# Aim of the exercise
Copy out the listing in full, exactly as written, but not its pictures.
___ Provided data
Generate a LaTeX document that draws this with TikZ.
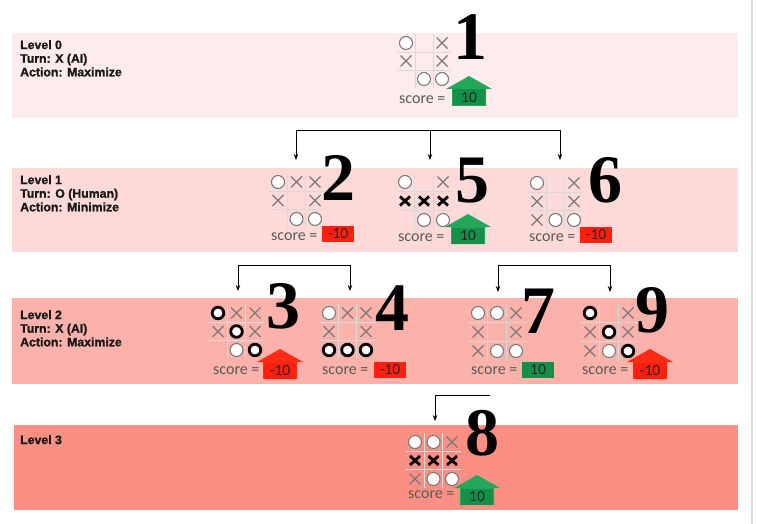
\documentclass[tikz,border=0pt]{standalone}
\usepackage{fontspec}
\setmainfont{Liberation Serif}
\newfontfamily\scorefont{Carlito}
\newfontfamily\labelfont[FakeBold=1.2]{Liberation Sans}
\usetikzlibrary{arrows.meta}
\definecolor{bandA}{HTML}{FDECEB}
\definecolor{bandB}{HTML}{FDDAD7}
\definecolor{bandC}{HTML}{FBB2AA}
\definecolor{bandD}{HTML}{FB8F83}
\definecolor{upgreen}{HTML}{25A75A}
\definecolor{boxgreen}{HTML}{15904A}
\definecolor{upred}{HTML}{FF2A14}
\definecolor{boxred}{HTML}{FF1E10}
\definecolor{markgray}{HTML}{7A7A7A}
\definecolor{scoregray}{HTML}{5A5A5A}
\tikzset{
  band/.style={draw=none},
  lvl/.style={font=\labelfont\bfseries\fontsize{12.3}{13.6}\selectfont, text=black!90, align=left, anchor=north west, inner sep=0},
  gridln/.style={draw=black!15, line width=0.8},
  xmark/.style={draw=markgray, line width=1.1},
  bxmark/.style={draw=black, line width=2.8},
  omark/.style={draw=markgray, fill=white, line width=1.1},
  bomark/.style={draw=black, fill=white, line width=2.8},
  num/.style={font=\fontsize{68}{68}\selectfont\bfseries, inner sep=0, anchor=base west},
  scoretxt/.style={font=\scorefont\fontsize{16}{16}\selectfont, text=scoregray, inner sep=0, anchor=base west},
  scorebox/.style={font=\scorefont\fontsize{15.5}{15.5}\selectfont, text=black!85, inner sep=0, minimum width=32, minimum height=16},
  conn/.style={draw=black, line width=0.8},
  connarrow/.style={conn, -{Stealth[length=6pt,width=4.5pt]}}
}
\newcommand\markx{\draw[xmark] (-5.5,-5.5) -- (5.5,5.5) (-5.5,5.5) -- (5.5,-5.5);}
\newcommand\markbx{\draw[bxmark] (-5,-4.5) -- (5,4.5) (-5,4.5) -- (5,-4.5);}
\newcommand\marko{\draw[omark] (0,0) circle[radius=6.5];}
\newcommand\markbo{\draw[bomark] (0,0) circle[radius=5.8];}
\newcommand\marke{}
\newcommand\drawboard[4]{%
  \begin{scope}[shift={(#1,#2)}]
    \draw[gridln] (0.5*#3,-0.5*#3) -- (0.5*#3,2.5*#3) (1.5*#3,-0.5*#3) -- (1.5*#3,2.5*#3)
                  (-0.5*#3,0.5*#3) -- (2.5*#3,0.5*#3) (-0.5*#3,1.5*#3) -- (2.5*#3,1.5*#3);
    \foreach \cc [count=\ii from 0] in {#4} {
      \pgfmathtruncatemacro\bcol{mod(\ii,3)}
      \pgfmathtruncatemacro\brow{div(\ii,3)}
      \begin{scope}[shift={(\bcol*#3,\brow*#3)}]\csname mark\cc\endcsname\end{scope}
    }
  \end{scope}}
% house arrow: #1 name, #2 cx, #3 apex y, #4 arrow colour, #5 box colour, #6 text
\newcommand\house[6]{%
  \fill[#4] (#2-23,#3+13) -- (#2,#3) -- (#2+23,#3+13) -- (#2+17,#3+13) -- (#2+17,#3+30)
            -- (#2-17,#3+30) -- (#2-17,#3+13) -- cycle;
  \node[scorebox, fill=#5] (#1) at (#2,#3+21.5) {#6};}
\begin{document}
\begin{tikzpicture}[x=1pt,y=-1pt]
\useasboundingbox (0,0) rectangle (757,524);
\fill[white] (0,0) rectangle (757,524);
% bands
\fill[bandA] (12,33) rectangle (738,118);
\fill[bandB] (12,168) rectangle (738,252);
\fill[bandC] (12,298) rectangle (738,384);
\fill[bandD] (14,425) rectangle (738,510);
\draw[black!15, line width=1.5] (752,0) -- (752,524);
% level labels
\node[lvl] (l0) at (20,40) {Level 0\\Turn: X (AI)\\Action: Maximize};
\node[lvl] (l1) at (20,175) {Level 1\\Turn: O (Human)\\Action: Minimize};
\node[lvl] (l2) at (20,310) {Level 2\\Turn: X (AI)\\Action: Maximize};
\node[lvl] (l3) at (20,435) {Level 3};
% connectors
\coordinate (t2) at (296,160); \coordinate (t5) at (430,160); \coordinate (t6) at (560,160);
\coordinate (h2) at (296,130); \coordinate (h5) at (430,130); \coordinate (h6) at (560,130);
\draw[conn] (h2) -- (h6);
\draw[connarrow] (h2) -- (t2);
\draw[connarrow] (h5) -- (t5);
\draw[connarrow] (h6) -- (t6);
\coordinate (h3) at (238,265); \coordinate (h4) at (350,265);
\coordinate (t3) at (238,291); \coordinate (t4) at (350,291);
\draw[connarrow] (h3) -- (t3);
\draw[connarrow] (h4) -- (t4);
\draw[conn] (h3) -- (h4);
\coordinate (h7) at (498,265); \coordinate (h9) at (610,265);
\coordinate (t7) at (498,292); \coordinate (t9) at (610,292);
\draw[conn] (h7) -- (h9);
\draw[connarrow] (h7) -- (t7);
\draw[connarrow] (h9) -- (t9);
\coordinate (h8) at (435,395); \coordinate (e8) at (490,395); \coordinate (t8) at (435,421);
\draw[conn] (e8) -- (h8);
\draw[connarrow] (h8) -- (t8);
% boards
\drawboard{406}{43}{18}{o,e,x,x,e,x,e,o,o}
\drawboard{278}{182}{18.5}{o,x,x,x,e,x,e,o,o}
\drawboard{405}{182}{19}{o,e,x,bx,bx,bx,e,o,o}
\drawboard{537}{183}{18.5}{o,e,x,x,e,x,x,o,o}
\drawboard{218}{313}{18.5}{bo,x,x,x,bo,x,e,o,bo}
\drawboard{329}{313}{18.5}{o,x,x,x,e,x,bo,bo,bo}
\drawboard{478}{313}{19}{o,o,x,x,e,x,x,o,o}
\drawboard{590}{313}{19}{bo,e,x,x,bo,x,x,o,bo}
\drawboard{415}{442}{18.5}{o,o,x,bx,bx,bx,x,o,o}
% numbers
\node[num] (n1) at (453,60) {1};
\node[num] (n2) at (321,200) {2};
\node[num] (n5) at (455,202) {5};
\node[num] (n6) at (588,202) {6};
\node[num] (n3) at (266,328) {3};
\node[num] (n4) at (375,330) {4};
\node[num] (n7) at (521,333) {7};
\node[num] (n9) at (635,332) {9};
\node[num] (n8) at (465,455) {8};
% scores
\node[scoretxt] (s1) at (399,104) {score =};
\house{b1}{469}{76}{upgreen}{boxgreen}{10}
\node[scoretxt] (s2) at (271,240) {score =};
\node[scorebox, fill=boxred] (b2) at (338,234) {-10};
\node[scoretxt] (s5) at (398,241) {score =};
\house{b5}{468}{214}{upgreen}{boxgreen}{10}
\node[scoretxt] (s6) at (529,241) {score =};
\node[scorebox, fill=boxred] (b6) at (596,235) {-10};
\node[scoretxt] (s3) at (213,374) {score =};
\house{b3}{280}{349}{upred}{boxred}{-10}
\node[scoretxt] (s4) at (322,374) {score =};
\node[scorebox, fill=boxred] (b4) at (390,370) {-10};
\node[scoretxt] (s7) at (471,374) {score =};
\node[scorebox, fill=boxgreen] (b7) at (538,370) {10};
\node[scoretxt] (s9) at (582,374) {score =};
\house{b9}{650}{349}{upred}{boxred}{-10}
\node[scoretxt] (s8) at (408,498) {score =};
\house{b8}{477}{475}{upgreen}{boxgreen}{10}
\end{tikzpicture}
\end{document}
______
# Reply to the exercise
Generate a LaTeX document that draws this with TikZ.
\documentclass[tikz,border=0pt]{standalone}
\usepackage{fontspec}
\setmainfont{Liberation Serif}
\newfontfamily\scorefont{Carlito}
\newfontfamily\labelfont[FakeBold=1.2]{Liberation Sans}
\usetikzlibrary{arrows.meta}
\definecolor{bandA}{HTML}{FDECEB}
\definecolor{bandB}{HTML}{FDDAD7}
\definecolor{bandC}{HTML}{FBB2AA}
\definecolor{bandD}{HTML}{FB8F83}
\definecolor{upgreen}{HTML}{25A75A}
\definecolor{boxgreen}{HTML}{15904A}
\definecolor{upred}{HTML}{FF2A14}
\definecolor{boxred}{HTML}{FF1E10}
\definecolor{markgray}{HTML}{7A7A7A}
\definecolor{scoregray}{HTML}{5A5A5A}
\tikzset{
  band/.style={draw=none},
  lvl/.style={font=\labelfont\bfseries\fontsize{12.3}{13.6}\selectfont, text=black!90, align=left, anchor=north west, inner sep=0},
  gridln/.style={draw=black!15, line width=0.8},
  xmark/.style={draw=markgray, line width=1.1},
  bxmark/.style={draw=black, line width=2.8},
  omark/.style={draw=markgray, fill=white, line width=1.1},
  bomark/.style={draw=black, fill=white, line width=2.8},
  num/.style={font=\fontsize{68}{68}\selectfont\bfseries, inner sep=0, anchor=base west},
  scoretxt/.style={font=\scorefont\fontsize{16}{16}\selectfont, text=scoregray, inner sep=0, anchor=base west},
  scorebox/.style={font=\scorefont\fontsize{15.5}{15.5}\selectfont, text=black!85, inner sep=0, minimum width=32, minimum height=16},
  conn/.style={draw=black, line width=0.8},
  connarrow/.style={conn, -{Stealth[length=6pt,width=4.5pt]}}
}
\newcommand\markx{\draw[xmark] (-5.5,-5.5) -- (5.5,5.5) (-5.5,5.5) -- (5.5,-5.5);}
\newcommand\markbx{\draw[bxmark] (-5,-4.5) -- (5,4.5) (-5,4.5) -- (5,-4.5);}
\newcommand\marko{\draw[omark] (0,0) circle[radius=6.5];}
\newcommand\markbo{\draw[bomark] (0,0) circle[radius=5.8];}
\newcommand\marke{}
\newcommand\drawboard[4]{%
  \begin{scope}[shift={(#1,#2)}]
    \draw[gridln] (0.5*#3,-0.5*#3) -- (0.5*#3,2.5*#3) (1.5*#3,-0.5*#3) -- (1.5*#3,2.5*#3)
                  (-0.5*#3,0.5*#3) -- (2.5*#3,0.5*#3) (-0.5*#3,1.5*#3) -- (2.5*#3,1.5*#3);
    \foreach \cc [count=\ii from 0] in {#4} {
      \pgfmathtruncatemacro\bcol{mod(\ii,3)}
      \pgfmathtruncatemacro\brow{div(\ii,3)}
      \begin{scope}[shift={(\bcol*#3,\brow*#3)}]\csname mark\cc\endcsname\end{scope}
    }
  \end{scope}}
% house arrow: #1 name, #2 cx, #3 apex y, #4 arrow colour, #5 box colour, #6 text
\newcommand\house[6]{%
  \fill[#4] (#2-23,#3+13) -- (#2,#3) -- (#2+23,#3+13) -- (#2+17,#3+13) -- (#2+17,#3+30)
            -- (#2-17,#3+30) -- (#2-17,#3+13) -- cycle;
  \node[scorebox, fill=#5] (#1) at (#2,#3+21.5) {#6};}
\begin{document}
\begin{tikzpicture}[x=1pt,y=-1pt]
\useasboundingbox (0,0) rectangle (757,524);
\fill[white] (0,0) rectangle (757,524);
% bands
\fill[bandA] (12,33) rectangle (738,118);
\fill[bandB] (12,168) rectangle (738,252);
\fill[bandC] (12,298) rectangle (738,384);
\fill[bandD] (14,425) rectangle (738,510);
\draw[black!15, line width=1.5] (752,0) -- (752,524);
% level labels
\node[lvl] (l0) at (20,40) {Level 0\\Turn: X (AI)\\Action: Maximize};
\node[lvl] (l1) at (20,175) {Level 1\\Turn: O (Human)\\Action: Minimize};
\node[lvl] (l2) at (20,310) {Level 2\\Turn: X (AI)\\Action: Maximize};
\node[lvl] (l3) at (20,435) {Level 3};
% connectors
\coordinate (t2) at (296,160); \coordinate (t5) at (430,160); \coordinate (t6) at (560,160);
\coordinate (h2) at (296,130); \coordinate (h5) at (430,130); \coordinate (h6) at (560,130);
\draw[conn] (h2) -- (h6);
\draw[connarrow] (h2) -- (t2);
\draw[connarrow] (h5) -- (t5);
\draw[connarrow] (h6) -- (t6);
\coordinate (h3) at (238,265); \coordinate (h4) at (350,265);
\coordinate (t3) at (238,291); \coordinate (t4) at (350,291);
\draw[connarrow] (h3) -- (t3);
\draw[connarrow] (h4) -- (t4);
\draw[conn] (h3) -- (h4);
\coordinate (h7) at (498,265); \coordinate (h9) at (610,265);
\coordinate (t7) at (498,292); \coordinate (t9) at (610,292);
\draw[conn] (h7) -- (h9);
\draw[connarrow] (h7) -- (t7);
\draw[connarrow] (h9) -- (t9);
\coordinate (h8) at (435,395); \coordinate (e8) at (490,395); \coordinate (t8) at (435,421);
\draw[conn] (e8) -- (h8);
\draw[connarrow] (h8) -- (t8);
% boards
\drawboard{406}{43}{18}{o,e,x,x,e,x,e,o,o}
\drawboard{278}{182}{18.5}{o,x,x,x,e,x,e,o,o}
\drawboard{405}{182}{19}{o,e,x,bx,bx,bx,e,o,o}
\drawboard{537}{183}{18.5}{o,e,x,x,e,x,x,o,o}
\drawboard{218}{313}{18.5}{bo,x,x,x,bo,x,e,o,bo}
\drawboard{329}{313}{18.5}{o,x,x,x,e,x,bo,bo,bo}
\drawboard{478}{313}{19}{o,o,x,x,e,x,x,o,o}
\drawboard{590}{313}{19}{bo,e,x,x,bo,x,x,o,bo}
\drawboard{415}{442}{18.5}{o,o,x,bx,bx,bx,x,o,o}
% numbers
\node[num] (n1) at (453,60) {1};
\node[num] (n2) at (321,200) {2};
\node[num] (n5) at (455,202) {5};
\node[num] (n6) at (588,202) {6};
\node[num] (n3) at (266,328) {3};
\node[num] (n4) at (375,330) {4};
\node[num] (n7) at (521,333) {7};
\node[num] (n9) at (635,332) {9};
\node[num] (n8) at (465,455) {8};
% scores
\node[scoretxt] (s1) at (399,104) {score =};
\house{b1}{469}{76}{upgreen}{boxgreen}{10}
\node[scoretxt] (s2) at (271,240) {score =};
\node[scorebox, fill=boxred] (b2) at (338,234) {-10};
\node[scoretxt] (s5) at (398,241) {score =};
\house{b5}{468}{214}{upgreen}{boxgreen}{10}
\node[scoretxt] (s6) at (529,241) {score =};
\node[scorebox, fill=boxred] (b6) at (596,235) {-10};
\node[scoretxt] (s3) at (213,374) {score =};
\house{b3}{280}{349}{upred}{boxred}{-10}
\node[scoretxt] (s4) at (322,374) {score =};
\node[scorebox, fill=boxred] (b4) at (390,370) {-10};
\node[scoretxt] (s7) at (471,374) {score =};
\node[scorebox, fill=boxgreen] (b7) at (538,370) {10};
\node[scoretxt] (s9) at (582,374) {score =};
\house{b9}{650}{349}{upred}{boxred}{-10}
\node[scoretxt] (s8) at (408,498) {score =};
\house{b8}{477}{475}{upgreen}{boxgreen}{10}
\end{tikzpicture}
\end{document}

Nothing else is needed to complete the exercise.